Pull every line holding the string "chart" from the records below.

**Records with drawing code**

■ ■ ■ ■ ■ ■ ■

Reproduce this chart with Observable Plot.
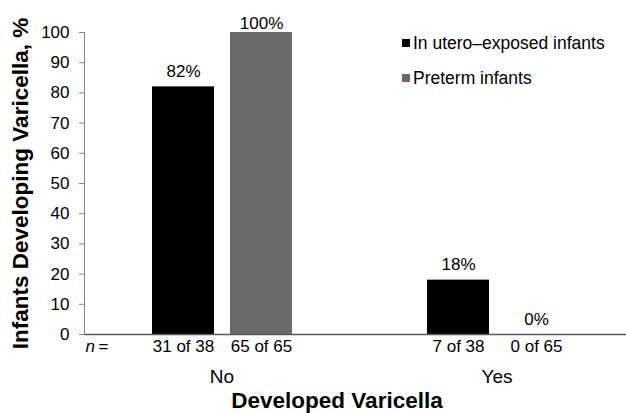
<!DOCTYPE html>
<html><head><meta charset="utf-8">
<script src="https://cdn.jsdelivr.net/npm/d3@7"></script>
<script src="https://cdn.jsdelivr.net/npm/@observablehq/plot@0.6"></script>
<style>
body{margin:0;background:#fff;font-family:"Liberation Sans",Arial,sans-serif;}
#wrap{position:relative;width:626px;height:413px;overflow:hidden;}
#wrap svg [aria-label="y-axis label"] text, #wrap svg [aria-label="y-axis label"]{font-weight:bold;font-size:22.5px;}
#wrap svg [aria-label="y-axis tick label"]{font-size:17px;}
#wrap svg [aria-label="fx-axis tick label"]{font-size:19px;}
#xtitle{position:absolute;left:0;top:388px;width:626px;padding-left:48px;box-sizing:border-box;text-align:center;font-weight:bold;font-size:22.5px;line-height:25px;}
#legend{position:absolute;left:402px;top:31px;font-size:17.5px;}
#legend .item{display:flex;align-items:center;height:24px;margin-bottom:11px;}
#legend .sw{width:8px;height:8px;margin-right:3px;}
</style></head><body><div id="wrap"></div>
<script>
const groups = ["No", "Yes"];
const series = ["In utero–exposed infants", "Preterm infants"];
const inUteroValues = [82, 18];
const pretermValues = [100, 0];
const inUteroN = ["31 of 38", "7 of 38"];
const pretermN = ["65 of 65", "0 of 65"];
const yTicks = [0, 10, 20, 30, 40, 50, 60, 70, 80, 90, 100];
const colors = ["#000000", "#696969"];
const yTitle = "Infants Developing Varicella, %";
const xTitle = "Developed Varicella";

const rows = groups.flatMap((g, i) => [
  {group: g, series: series[0], value: inUteroValues[i], n: inUteroN[i]},
  {group: g, series: series[1], value: pretermValues[i], n: pretermN[i]}
]);

const font = "'Liberation Sans', Arial, sans-serif";
const chart = Plot.plot({
  width: 626, height: 388,
  marginLeft: 83, marginRight: 0, marginTop: 32, marginBottom: 54,
  style: {fontFamily: font, fontSize: "17px", color: "#000", background: "#fff", overflow: "visible"},
  fx: {domain: groups, range: [83, 634], padding: 0, label: null},
  x: {domain: series, range: [151, 292], paddingInner: 0.2, paddingOuter: 0, axis: null},
  y: {domain: [0, 100], range: [334, 32]},
  color: {domain: series, range: colors},
  marks: [
    Plot.barY(rows, {fx: "group", x: "series", y: "value", fill: "series"}),
    Plot.ruleY([0], {stroke: "#595959", strokeWidth: 1.3}),
    Plot.frame({anchor: "left", facetAnchor: "left", stroke: "#868686"}),
    Plot.text(rows, {fx: "group", x: "series", y: d => Math.min(d.value + 5, 103), text: d => d.value + "%", fontSize: 17, fill: "#000"}),
    Plot.text(rows, {fx: "group", x: "series", y: () => 0, text: "n", lineAnchor: "top", dy: 5, fontSize: 17, fill: "#000"}),
    Plot.text(["No"], {fx: d => d, y: () => 0, frameAnchor: "left", text: () => "n", fontStyle: "italic", textAnchor: "start", dx: 1, lineAnchor: "top", dy: 5, fontSize: 17, fill: "#000"}),
    Plot.text(["No"], {fx: d => d, y: () => 0, frameAnchor: "left", text: () => "=", textAnchor: "start", dx: 14, lineAnchor: "top", dy: 5, fontSize: 17, fill: "#000"}),
    Plot.axisY({ticks: yTicks, tickSize: 5, tickPadding: 10, stroke: "#868686", fill: "#000", fontSize: 17,
      label: yTitle, labelAnchor: "center", labelOffset: 72, labelArrow: "none"}),
    Plot.axisFx({anchor: "bottom", tickSize: 0, tickPadding: 35, fontSize: 19, fill: "#000", label: null})
  ]
});
const wrap = document.getElementById("wrap");
wrap.appendChild(chart);
const xt = document.createElement("div");
xt.id = "xtitle"; xt.textContent = xTitle; wrap.appendChild(xt);
const lg = document.createElement("div");
lg.id = "legend";
series.forEach((s, i) => {
  const it = document.createElement("div"); it.className = "item";
  const sw = document.createElement("span"); sw.className = "sw"; sw.style.background = colors[i];
  const tx = document.createElement("span"); tx.textContent = s;
  it.appendChild(sw); it.appendChild(tx); lg.appendChild(it);
});
wrap.appendChild(lg);
</script></body></html>
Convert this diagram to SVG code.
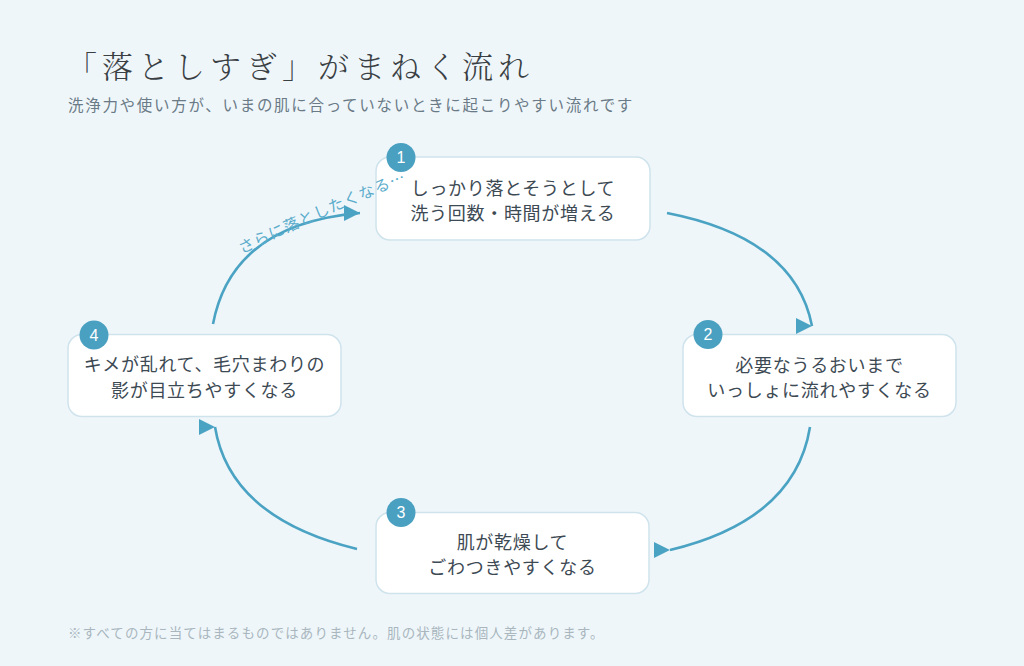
<svg xmlns="http://www.w3.org/2000/svg" width="1024" height="666" viewBox="0 0 1024 666">
<defs>
<style>
.bg{fill:#eff6fa}
.box{fill:#ffffff;stroke:#cfe3ec;stroke-width:1.5}
.badge{fill:#4aa0c0}
.num{font-family:"Liberation Sans","Noto Sans CJK JP",sans-serif;font-size:16px;fill:#ffffff;text-anchor:middle}
.txt{font-family:"Noto Sans CJK JP",sans-serif;font-size:18px;fill:#3d4a54;text-anchor:middle;letter-spacing:0.7px}
.title{font-family:"Noto Serif CJK JP","Noto Sans CJK JP",serif;font-size:31px;fill:#3a3f44;letter-spacing:5px;font-weight:300}
.sub{font-family:"Noto Sans CJK JP",sans-serif;font-size:15.5px;fill:#6a7a86;letter-spacing:1.7px}
.note{font-family:"Noto Sans CJK JP",sans-serif;font-size:13.5px;fill:#a9b6be;letter-spacing:1.1px}
.conn{fill:none;stroke:#4ba3c3;stroke-width:2.6}
.lbl{font-family:"Noto Sans CJK JP",sans-serif;font-size:15.5px;fill:#5aaccb;letter-spacing:0.9px}
</style>
<marker id="ah" markerWidth="18" markerHeight="18" refX="16" refY="8" orient="0" markerUnits="userSpaceOnUse">
<path d="M0,0 L16,8 L0,16 z" fill="#4ba3c3"/>
</marker>
<path id="lblpath" d="M242,254 Q318,217 430,172"/>
</defs>
<rect class="bg" x="0" y="0" width="1024" height="666"/>

<g id="header">
<text class="title" x="66" y="78">「落としすぎ」がまねく流れ</text>
<text class="sub" x="68" y="111">洗浄力や使い方が、いまの肌に合っていないときに起こりやすい流れです</text>
</g>

<g id="node1">
<rect class="box" x="376" y="157" width="274" height="83" rx="14"/>
<circle class="badge" cx="401" cy="157.5" r="14.5"/>
<text class="num" x="401" y="163">1</text>
<text class="txt" x="513" y="194.5">しっかり落とそうとして</text>
<text class="txt" x="513" y="219.5">洗う回数・時間が増える</text>
</g>

<g id="node2">
<rect class="box" x="683" y="334.5" width="273" height="82" rx="14"/>
<circle class="badge" cx="708" cy="334.5" r="14.5"/>
<text class="num" x="708" y="340">2</text>
<text class="txt" x="819.5" y="371.5">必要なうるおいまで</text>
<text class="txt" x="819.5" y="396.5">いっしょに流れやすくなる</text>
</g>

<g id="node3">
<rect class="box" x="376" y="512.5" width="273" height="81" rx="14"/>
<circle class="badge" cx="401" cy="512.5" r="14.5"/>
<text class="num" x="401" y="518">3</text>
<text class="txt" x="512.5" y="548.5">肌が乾燥して</text>
<text class="txt" x="512.5" y="573.5">ごわつきやすくなる</text>
</g>

<g id="node4">
<rect class="box" x="68" y="334.5" width="273" height="82" rx="14"/>
<circle class="badge" cx="94" cy="335" r="14.5"/>
<text class="num" x="94" y="340.5">4</text>
<text class="txt" x="204.5" y="371">キメが乱れて、毛穴まわりの</text>
<text class="txt" x="204.5" y="396.5">影が目立ちやすくなる</text>
</g>

<g id="connectors">
<path class="conn" d="M667,213 Q795,238 812,326" marker-end="url(#ah)"/>
<path class="conn" d="M810,427 Q795,520 670,550" marker-end="url(#ah)"/>
<path class="conn" d="M357,549 Q230,518 215,427" marker-end="url(#ah)"/>
<path class="conn" d="M213,324 Q232,224 360,213" marker-end="url(#ah)"/>
<text class="lbl"><textPath href="#lblpath">さらに落としたくなる…</textPath></text>
</g>

<g id="footer">
<text class="note" x="68" y="638">※すべての方に当てはまるものではありません。肌の状態には個人差があります。</text>
</g>
</svg>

■ ■ ■ ■ ■ ■ ■

**ANSWER TO THE PROBLEM**
Reproduce this chart with Observable Plot.
const chart = Plot.plot({
wrap.appendChild(chart);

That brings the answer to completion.